Friday, April 24, 2009

Do As I Say: Compulsory Miseducation

The controversy over mayoral control of the NYC schools reveals that the top decision makers-Bloomberg and Klein in this case-have never had a child attend any public education institution. Yet both feel fully qualified and entitled to oversee school policies that they have never deigned to subject their nearest and dearest to. While we don't think this should automatically be a disqualifier, it does raise some issues about mindset and worldviews.

But as suspect as the Bloomberg/Klein/Sharpton regime might be, it pales in comparison to the mischief going on in Washington, DC-where the Congress, in complicity with our "Education President," has canceled a successful voucher program for poor children. As George Will writes: "The District's mayor and school superintendent support the program. But the president has vowed to kill programs that "don't work." He has looked high and low and -- lo and behold -- has found one. By uncanny coincidence, it is detested by the teachers unions that gave approximately four times $15 million to Democratic candidates and liberal causes last year."

And the new education secretary went even further: "Not content with seeing the program set to die after the 2009-10 school year, Education Secretary Arne Duncan (former head of Chicago's school system, which never enrolled an Obama child) gratuitously dashed even the limited hopes of another 200 children and their parents. Duncan, who has sensibly chosen to live with his wife and two children in Virginia rather than in the District, rescinded the scholarships already awarded to those children for the final year of the program, beginning in September. He was, you understand, thinking only of the children and their parents: He would spare them the turmoil of being forced by, well, Duncan and other Democrats to return to terrible public schools after a tantalizing one-year taste of something better. Call that compassionate liberalism."

So we have yet another example of the, "Do as I say, but not as I do," cohort of elected officials-since the president also has had his two daughters opt out of the copious benefits found in the D.C. schools. This is, in our view, beyond shameful-and Juan Williams agrees: "As I watch Washington politics I am not easily given to rage. Washington politics is a game and selfishness, out-sized egos and corruption are predictable. But over the last week I find myself in a fury.
The cause of my upset is watching the key civil rights issue of this generation — improving big city public school education — get tossed overboard by political gamesmanship. If there is one goal that deserves to be held above day-to-day partisanship and pettiness of ordinary politics it is the effort to end the scandalous poor level of academic achievement and abysmally high drop-out rates for America’s black and Hispanic students. The reckless dismantling of the D.C. voucher program does not speak well of the promise by Obama to be the “Education President.”
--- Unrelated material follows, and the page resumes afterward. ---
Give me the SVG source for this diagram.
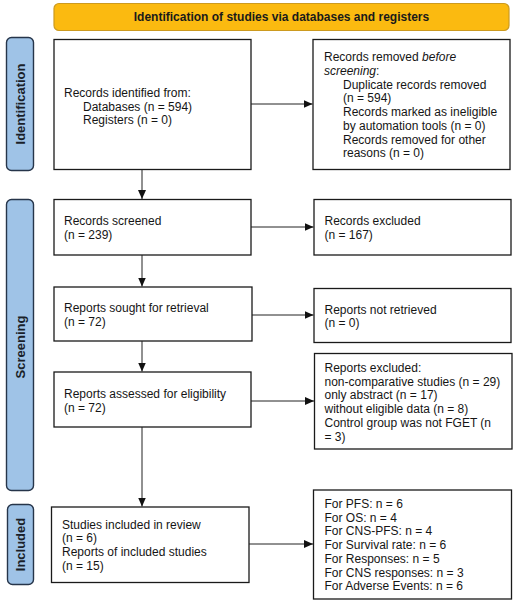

For this, we have the teacher's union to blame-since there is no effective organized interest that can represent the disenfranchised school kids: "With no living, breathing students profiting from the program to give it a face and stand and defend it the Congress has little political pressure to put new money into the program. The political pressure will be coming exclusively from the teacher’s unions who oppose the vouchers, just as they oppose No Child Left Behind and charter schools and every other effort at reforming public schools that continue to fail the nation’s most vulnerable young people, low income blacks and Hispanics."

So where is Al Sharpton on this outrage? AWOL, as usual, when there's no potential paycheck in the offing. But the deep sixing of the voucher plan is incredible when you consider the response it generated from D.C. parents: "This voucher programs is unique in that it takes no money away from the beleaguered District of Columbia Public Schools. Nationwide, the strongest argument from opponents of vouchers is that it drains hard-to-find dollars from public schools that educate the majority of children. But Congress approved the D.C. plan as an experiment and funded it separately from the D.C. school budget. It is the most generous voucher program in the nation, offering $7,500 per child to help with tuition to a parochial or private school. With that line of attack off the table, critics of vouchers pointed out that even $7,500 is not enough to pay for the full tuition to private schools where the price of a year’s education can easily go beyond $20,000. But nearly 8,000 students applied for the vouchers. And a quarter of them, 1,714 children, won the lottery and took the money as a ticket out of the D.C. public schools."

The best way to provide a better education for poor children, is to give them real choices-something that a pro-competitive voucher program certainly does: "The students, almost all of them black and Hispanic, patched together the voucher money with scholarships, other grants and parents willing to make sacrifices to pay their tuition. What happened, according to a Department of Education study, is that after three years the voucher students scored 3.7 months higher on reading than students who remained in the D.C. schools. In addition, students who came into the D.C. voucher program when it first started had a 19 month advantage in reading after three years in private schools."

So once again we find that the president is rhetoric is simply not walking the walk; and the Duncan Hines school mix is destined to be half-baked.